>> Start

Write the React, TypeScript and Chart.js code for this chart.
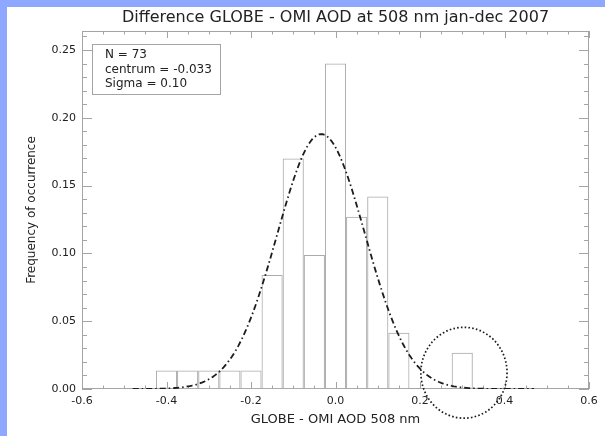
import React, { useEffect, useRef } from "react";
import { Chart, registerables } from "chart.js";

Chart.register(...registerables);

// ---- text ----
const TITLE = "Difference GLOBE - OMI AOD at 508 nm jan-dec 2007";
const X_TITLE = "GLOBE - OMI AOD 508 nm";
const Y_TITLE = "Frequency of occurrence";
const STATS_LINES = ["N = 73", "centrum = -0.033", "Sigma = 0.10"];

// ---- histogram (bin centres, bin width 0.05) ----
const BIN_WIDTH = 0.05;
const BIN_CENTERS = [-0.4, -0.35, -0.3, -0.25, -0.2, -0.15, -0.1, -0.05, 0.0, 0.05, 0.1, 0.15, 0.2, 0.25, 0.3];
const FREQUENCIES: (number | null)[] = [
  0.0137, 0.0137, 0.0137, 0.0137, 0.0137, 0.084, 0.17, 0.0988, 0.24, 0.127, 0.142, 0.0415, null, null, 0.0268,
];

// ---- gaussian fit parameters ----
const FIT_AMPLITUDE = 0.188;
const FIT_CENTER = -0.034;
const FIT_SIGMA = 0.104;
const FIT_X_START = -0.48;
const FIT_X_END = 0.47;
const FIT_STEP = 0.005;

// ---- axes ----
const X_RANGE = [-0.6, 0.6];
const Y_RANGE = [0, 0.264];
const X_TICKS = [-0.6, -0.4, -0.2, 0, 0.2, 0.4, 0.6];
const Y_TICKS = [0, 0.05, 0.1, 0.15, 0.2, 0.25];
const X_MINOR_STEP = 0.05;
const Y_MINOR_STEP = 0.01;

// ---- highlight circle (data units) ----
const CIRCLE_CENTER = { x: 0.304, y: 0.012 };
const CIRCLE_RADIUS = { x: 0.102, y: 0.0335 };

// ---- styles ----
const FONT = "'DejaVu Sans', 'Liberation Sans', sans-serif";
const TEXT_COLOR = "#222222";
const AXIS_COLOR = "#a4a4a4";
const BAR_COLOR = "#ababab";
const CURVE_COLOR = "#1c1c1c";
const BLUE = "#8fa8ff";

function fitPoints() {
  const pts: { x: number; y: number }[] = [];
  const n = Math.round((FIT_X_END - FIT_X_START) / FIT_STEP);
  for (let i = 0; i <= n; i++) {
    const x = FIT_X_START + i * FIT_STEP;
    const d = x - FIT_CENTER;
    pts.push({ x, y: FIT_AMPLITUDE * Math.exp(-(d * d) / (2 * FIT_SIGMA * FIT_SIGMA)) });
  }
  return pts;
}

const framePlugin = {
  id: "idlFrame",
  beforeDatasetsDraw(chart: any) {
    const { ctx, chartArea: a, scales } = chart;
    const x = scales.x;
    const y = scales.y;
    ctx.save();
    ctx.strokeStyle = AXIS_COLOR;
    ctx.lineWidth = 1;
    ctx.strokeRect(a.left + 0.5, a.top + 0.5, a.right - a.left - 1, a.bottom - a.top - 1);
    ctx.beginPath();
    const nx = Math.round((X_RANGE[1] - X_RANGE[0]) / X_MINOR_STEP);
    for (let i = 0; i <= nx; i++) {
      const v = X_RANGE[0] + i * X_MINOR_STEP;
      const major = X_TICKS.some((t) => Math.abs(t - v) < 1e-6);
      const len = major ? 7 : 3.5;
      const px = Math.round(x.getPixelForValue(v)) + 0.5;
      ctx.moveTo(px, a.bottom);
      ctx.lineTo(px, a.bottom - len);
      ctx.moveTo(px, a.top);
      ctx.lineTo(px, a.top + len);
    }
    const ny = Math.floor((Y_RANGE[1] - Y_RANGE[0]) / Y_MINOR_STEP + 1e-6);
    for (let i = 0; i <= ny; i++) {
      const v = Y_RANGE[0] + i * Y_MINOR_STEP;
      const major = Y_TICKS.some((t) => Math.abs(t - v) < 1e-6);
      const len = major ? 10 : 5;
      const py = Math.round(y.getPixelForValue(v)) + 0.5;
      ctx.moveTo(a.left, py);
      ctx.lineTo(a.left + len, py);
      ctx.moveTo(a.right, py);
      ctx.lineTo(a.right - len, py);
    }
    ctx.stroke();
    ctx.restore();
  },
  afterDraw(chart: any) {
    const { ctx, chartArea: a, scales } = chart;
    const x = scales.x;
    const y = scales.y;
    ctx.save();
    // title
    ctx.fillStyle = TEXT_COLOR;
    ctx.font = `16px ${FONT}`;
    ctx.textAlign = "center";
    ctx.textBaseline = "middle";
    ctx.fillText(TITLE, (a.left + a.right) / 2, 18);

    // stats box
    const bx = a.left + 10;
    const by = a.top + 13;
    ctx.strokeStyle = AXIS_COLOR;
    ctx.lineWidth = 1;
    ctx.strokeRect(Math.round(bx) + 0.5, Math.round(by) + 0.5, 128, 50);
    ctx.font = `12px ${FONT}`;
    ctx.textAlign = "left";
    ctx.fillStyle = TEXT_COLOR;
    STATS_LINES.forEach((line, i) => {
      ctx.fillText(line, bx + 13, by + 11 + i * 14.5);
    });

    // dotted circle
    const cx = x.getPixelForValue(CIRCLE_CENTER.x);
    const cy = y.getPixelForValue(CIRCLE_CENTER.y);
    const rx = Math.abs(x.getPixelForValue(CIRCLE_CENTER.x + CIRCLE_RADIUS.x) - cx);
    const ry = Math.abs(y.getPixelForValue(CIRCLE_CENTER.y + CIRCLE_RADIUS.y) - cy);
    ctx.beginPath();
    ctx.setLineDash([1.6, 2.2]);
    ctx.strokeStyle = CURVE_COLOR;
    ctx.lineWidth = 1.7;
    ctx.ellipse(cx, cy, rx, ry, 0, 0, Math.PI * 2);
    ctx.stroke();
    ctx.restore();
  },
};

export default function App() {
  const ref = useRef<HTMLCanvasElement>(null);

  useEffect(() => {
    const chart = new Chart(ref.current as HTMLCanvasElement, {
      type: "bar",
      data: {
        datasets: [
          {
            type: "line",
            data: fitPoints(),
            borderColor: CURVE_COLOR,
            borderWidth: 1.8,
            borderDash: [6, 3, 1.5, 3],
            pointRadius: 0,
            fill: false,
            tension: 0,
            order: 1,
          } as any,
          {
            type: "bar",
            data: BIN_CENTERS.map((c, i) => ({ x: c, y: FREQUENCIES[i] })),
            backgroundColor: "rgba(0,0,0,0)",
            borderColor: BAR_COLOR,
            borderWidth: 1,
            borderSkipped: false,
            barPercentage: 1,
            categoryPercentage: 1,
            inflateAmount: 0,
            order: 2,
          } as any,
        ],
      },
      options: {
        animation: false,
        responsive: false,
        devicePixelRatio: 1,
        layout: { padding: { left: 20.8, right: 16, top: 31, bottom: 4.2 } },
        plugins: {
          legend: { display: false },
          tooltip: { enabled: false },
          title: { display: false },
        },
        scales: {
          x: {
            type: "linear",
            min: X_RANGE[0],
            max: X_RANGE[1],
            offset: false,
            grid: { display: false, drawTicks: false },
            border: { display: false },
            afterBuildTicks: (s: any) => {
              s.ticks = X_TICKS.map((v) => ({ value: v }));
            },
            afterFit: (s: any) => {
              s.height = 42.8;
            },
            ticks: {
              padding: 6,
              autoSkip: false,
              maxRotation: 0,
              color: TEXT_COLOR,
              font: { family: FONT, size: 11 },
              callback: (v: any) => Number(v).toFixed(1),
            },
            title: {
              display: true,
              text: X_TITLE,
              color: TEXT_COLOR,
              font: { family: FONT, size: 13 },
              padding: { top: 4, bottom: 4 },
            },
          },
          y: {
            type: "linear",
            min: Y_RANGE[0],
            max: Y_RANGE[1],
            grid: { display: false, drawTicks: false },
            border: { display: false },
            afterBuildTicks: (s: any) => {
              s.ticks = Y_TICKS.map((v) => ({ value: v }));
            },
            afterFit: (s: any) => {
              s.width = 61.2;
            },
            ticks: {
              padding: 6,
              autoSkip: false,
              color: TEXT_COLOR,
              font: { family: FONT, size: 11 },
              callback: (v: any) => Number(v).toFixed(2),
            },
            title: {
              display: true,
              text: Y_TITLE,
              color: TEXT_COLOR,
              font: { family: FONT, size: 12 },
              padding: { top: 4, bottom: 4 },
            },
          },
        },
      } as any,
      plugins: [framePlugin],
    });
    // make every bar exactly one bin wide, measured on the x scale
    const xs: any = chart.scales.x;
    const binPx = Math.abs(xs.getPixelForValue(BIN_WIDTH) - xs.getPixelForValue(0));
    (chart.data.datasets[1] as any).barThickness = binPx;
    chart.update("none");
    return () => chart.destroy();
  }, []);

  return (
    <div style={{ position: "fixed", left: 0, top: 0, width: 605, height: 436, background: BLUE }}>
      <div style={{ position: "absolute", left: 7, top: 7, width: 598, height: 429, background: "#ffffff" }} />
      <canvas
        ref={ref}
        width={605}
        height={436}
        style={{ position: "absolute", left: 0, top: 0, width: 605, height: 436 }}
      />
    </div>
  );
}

>> End

Prompt:
Only the lines from the top of the data through the line with "const Y_MINOR_STEP = 0.01;" should be quoted, exactly and with both ends kept; skip the pictures.

Expected answer:
Write the React, TypeScript and Chart.js code for this chart.
import React, { useEffect, useRef } from "react";
import { Chart, registerables } from "chart.js";

Chart.register(...registerables);

// ---- text ----
const TITLE = "Difference GLOBE - OMI AOD at 508 nm jan-dec 2007";
const X_TITLE = "GLOBE - OMI AOD 508 nm";
const Y_TITLE = "Frequency of occurrence";
const STATS_LINES = ["N = 73", "centrum = -0.033", "Sigma = 0.10"];

// ---- histogram (bin centres, bin width 0.05) ----
const BIN_WIDTH = 0.05;
const BIN_CENTERS = [-0.4, -0.35, -0.3, -0.25, -0.2, -0.15, -0.1, -0.05, 0.0, 0.05, 0.1, 0.15, 0.2, 0.25, 0.3];
const FREQUENCIES: (number | null)[] = [
  0.0137, 0.0137, 0.0137, 0.0137, 0.0137, 0.084, 0.17, 0.0988, 0.24, 0.127, 0.142, 0.0415, null, null, 0.0268,
];

// ---- gaussian fit parameters ----
const FIT_AMPLITUDE = 0.188;
const FIT_CENTER = -0.034;
const FIT_SIGMA = 0.104;
const FIT_X_START = -0.48;
const FIT_X_END = 0.47;
const FIT_STEP = 0.005;

// ---- axes ----
const X_RANGE = [-0.6, 0.6];
const Y_RANGE = [0, 0.264];
const X_TICKS = [-0.6, -0.4, -0.2, 0, 0.2, 0.4, 0.6];
const Y_TICKS = [0, 0.05, 0.1, 0.15, 0.2, 0.25];
const X_MINOR_STEP = 0.05;
const Y_MINOR_STEP = 0.01;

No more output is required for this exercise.